EXERCISE GOAL: Quote all of the data exactly as given. Skip every picture it contains.

MATERIAL PROVIDED:
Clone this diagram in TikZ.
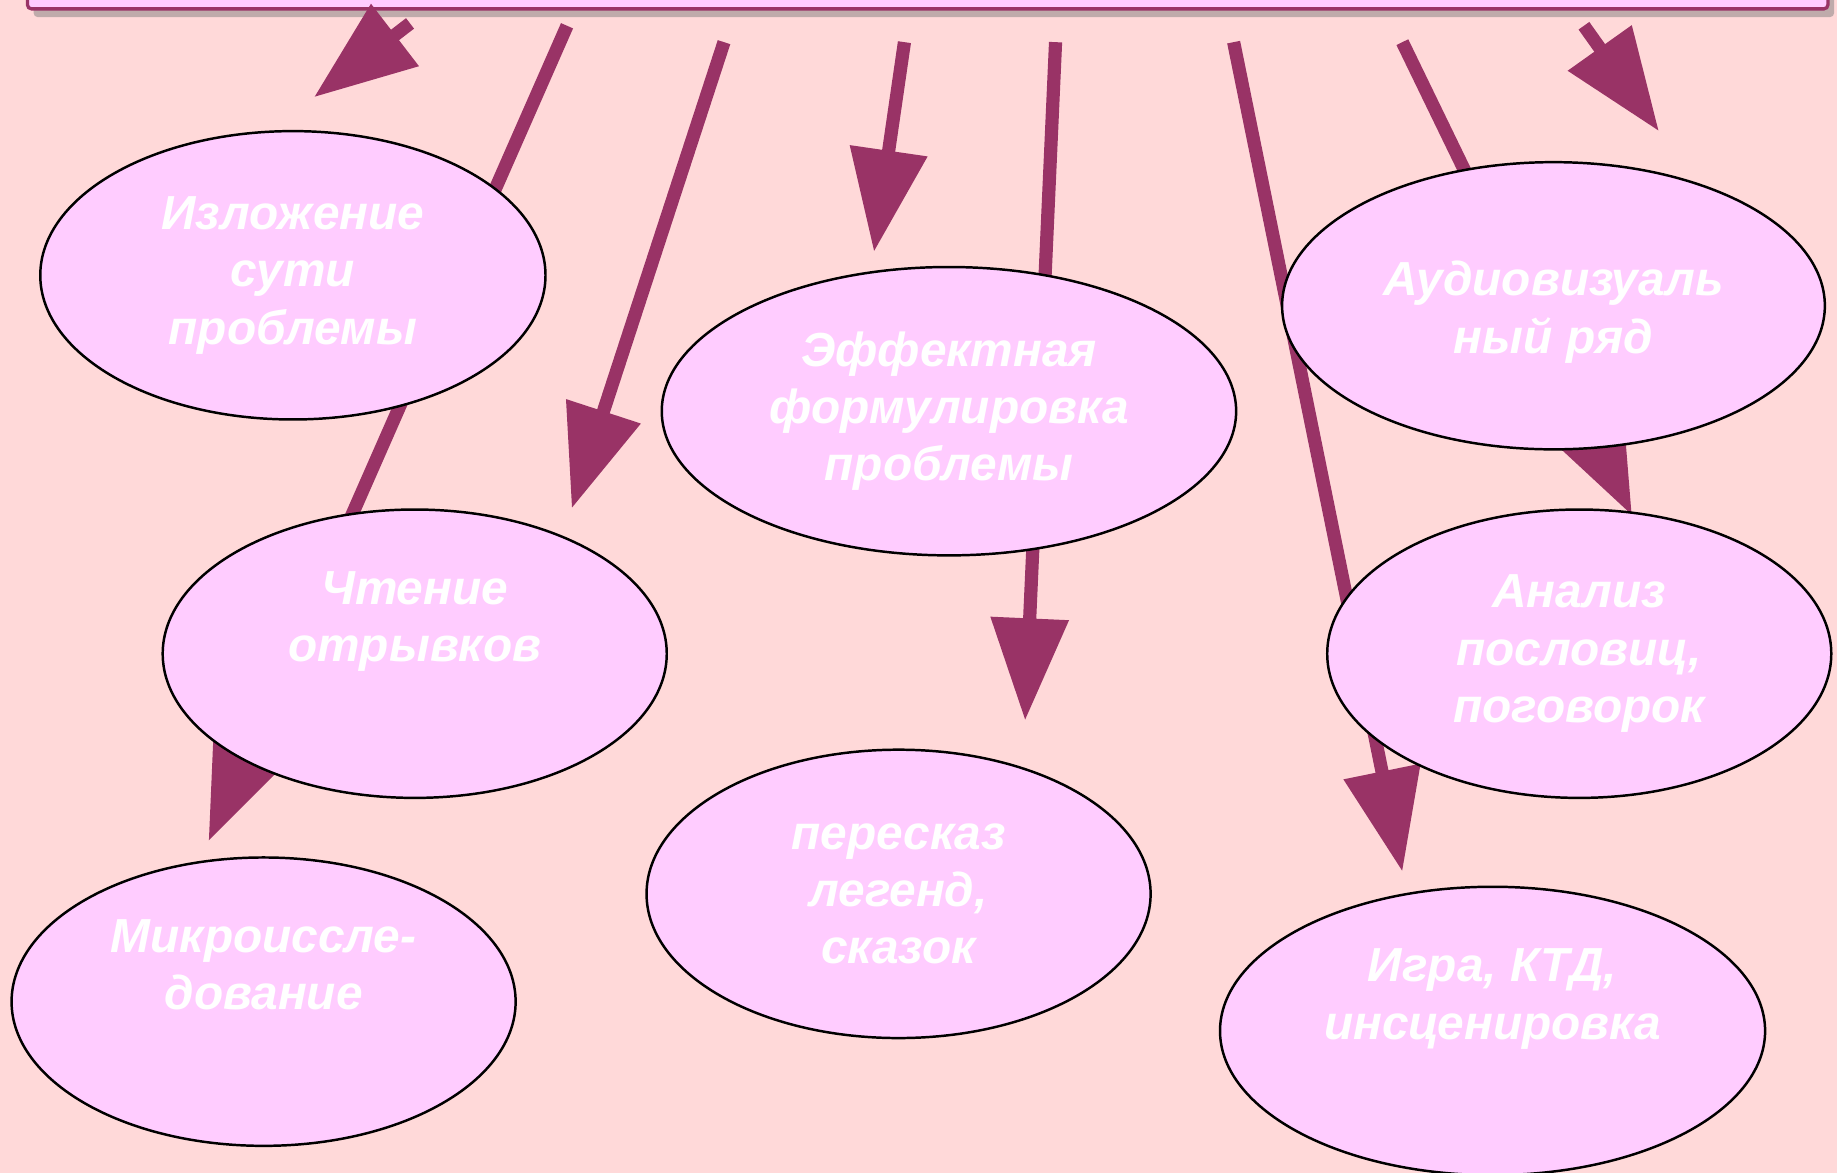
\documentclass[tikz,border=0pt]{standalone}
\usepackage{fontspec}
\setmainfont{Liberation Sans}
\usetikzlibrary{arrows.meta,shapes.geometric,shadows}
\definecolor{bgpink}{HTML}{FFD9D9}
\definecolor{bubble}{HTML}{FFCCFF}
\definecolor{plum}{HTML}{993366}
\begin{document}
\begin{tikzpicture}[x=0.01cm, y=-0.01cm,
    idea/.style={ellipse, draw=black, line width=0.6pt, fill=bubble, inner sep=0pt,
      minimum height=2.46cm, text=white, align=center,
      font=\fontsize{11.6}{13.9}\selectfont\bfseries\itshape},
    pointer/.style={draw=plum, line width=3.2pt, -{Triangle[length=24.8pt,width=18.2pt]}},
    topbox/.style={draw=plum, line width=0.8pt, fill=bubble, rounded corners=1pt,
      drop shadow={shadow xshift=1.5pt, shadow yshift=-2pt, fill=black!55, opacity=.45}}]
    \clip (0,0) rectangle (1568,1001);
    \fill[bgpink] (0,0) rectangle (1568,1001);
    \node[topbox, anchor=south west, minimum width=15.36cm, minimum height=1.5cm] (topic) at (22,9) {};
    % arrows run behind the ellipses
    \foreach \i/\sx/\sy/\tx/\ty in {1/350/20/268/83, 2/484/22/178/718, 3/618/36/488/434,
        4/772/36/746/215, 5/901/36/875/615, 6/1053/36/1197/744,
        7/1197/36/1393/440, 8/1352/22/1416/112}{
      \coordinate (start\i) at (\sx,\sy);
      \coordinate (tip\i) at (\tx,\ty);
      \draw[pointer] (start\i) -- (tip\i);
    }
    \node[idea, minimum width=4.31cm] (sut) at (250,235) {Изложение\\сути\\проблемы};
    \node[idea, minimum width=4.30cm] (chtenie) at (354,558) {Чтение\\отрывков\\[4pt]~};
    \node[idea, minimum width=4.30cm] (mikro) at (225,855) {Микроиссле-\\дование\\[4pt]~};
    \node[idea, minimum width=4.90cm] (formul) at (810,351) {Эффектная\\формулировка\\проблемы};
    \node[idea, minimum width=4.30cm] (pereskaz) at (767,763) {пересказ\\легенд,\\сказок};
    \node[idea, minimum width=4.63cm, minimum height=2.45cm] (audio) at (1326,261)
      {\rule{0pt}{11.5pt}Аудиовизуаль\\ный ряд};
    \node[idea, minimum width=4.30cm] (analiz) at (1348,558) {Анализ\\пословиц,\\поговорок};
    \node[idea, minimum width=4.65cm] (igra) at (1274,880) {Игра, КТД,\\инсценировка\\[4pt]~};
\end{tikzpicture}
\end{document}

FULL SOLUTION:
Clone this diagram in TikZ.
\documentclass[tikz,border=0pt]{standalone}
\usepackage{fontspec}
\setmainfont{Liberation Sans}
\usetikzlibrary{arrows.meta,shapes.geometric,shadows}
\definecolor{bgpink}{HTML}{FFD9D9}
\definecolor{bubble}{HTML}{FFCCFF}
\definecolor{plum}{HTML}{993366}
\begin{document}
\begin{tikzpicture}[x=0.01cm, y=-0.01cm,
    idea/.style={ellipse, draw=black, line width=0.6pt, fill=bubble, inner sep=0pt,
      minimum height=2.46cm, text=white, align=center,
      font=\fontsize{11.6}{13.9}\selectfont\bfseries\itshape},
    pointer/.style={draw=plum, line width=3.2pt, -{Triangle[length=24.8pt,width=18.2pt]}},
    topbox/.style={draw=plum, line width=0.8pt, fill=bubble, rounded corners=1pt,
      drop shadow={shadow xshift=1.5pt, shadow yshift=-2pt, fill=black!55, opacity=.45}}]
    \clip (0,0) rectangle (1568,1001);
    \fill[bgpink] (0,0) rectangle (1568,1001);
    \node[topbox, anchor=south west, minimum width=15.36cm, minimum height=1.5cm] (topic) at (22,9) {};
    % arrows run behind the ellipses
    \foreach \i/\sx/\sy/\tx/\ty in {1/350/20/268/83, 2/484/22/178/718, 3/618/36/488/434,
        4/772/36/746/215, 5/901/36/875/615, 6/1053/36/1197/744,
        7/1197/36/1393/440, 8/1352/22/1416/112}{
      \coordinate (start\i) at (\sx,\sy);
      \coordinate (tip\i) at (\tx,\ty);
      \draw[pointer] (start\i) -- (tip\i);
    }
    \node[idea, minimum width=4.31cm] (sut) at (250,235) {Изложение\\сути\\проблемы};
    \node[idea, minimum width=4.30cm] (chtenie) at (354,558) {Чтение\\отрывков\\[4pt]~};
    \node[idea, minimum width=4.30cm] (mikro) at (225,855) {Микроиссле-\\дование\\[4pt]~};
    \node[idea, minimum width=4.90cm] (formul) at (810,351) {Эффектная\\формулировка\\проблемы};
    \node[idea, minimum width=4.30cm] (pereskaz) at (767,763) {пересказ\\легенд,\\сказок};
    \node[idea, minimum width=4.63cm, minimum height=2.45cm] (audio) at (1326,261)
      {\rule{0pt}{11.5pt}Аудиовизуаль\\ный ряд};
    \node[idea, minimum width=4.30cm] (analiz) at (1348,558) {Анализ\\пословиц,\\поговорок};
    \node[idea, minimum width=4.65cm] (igra) at (1274,880) {Игра, КТД,\\инсценировка\\[4pt]~};
\end{tikzpicture}
\end{document}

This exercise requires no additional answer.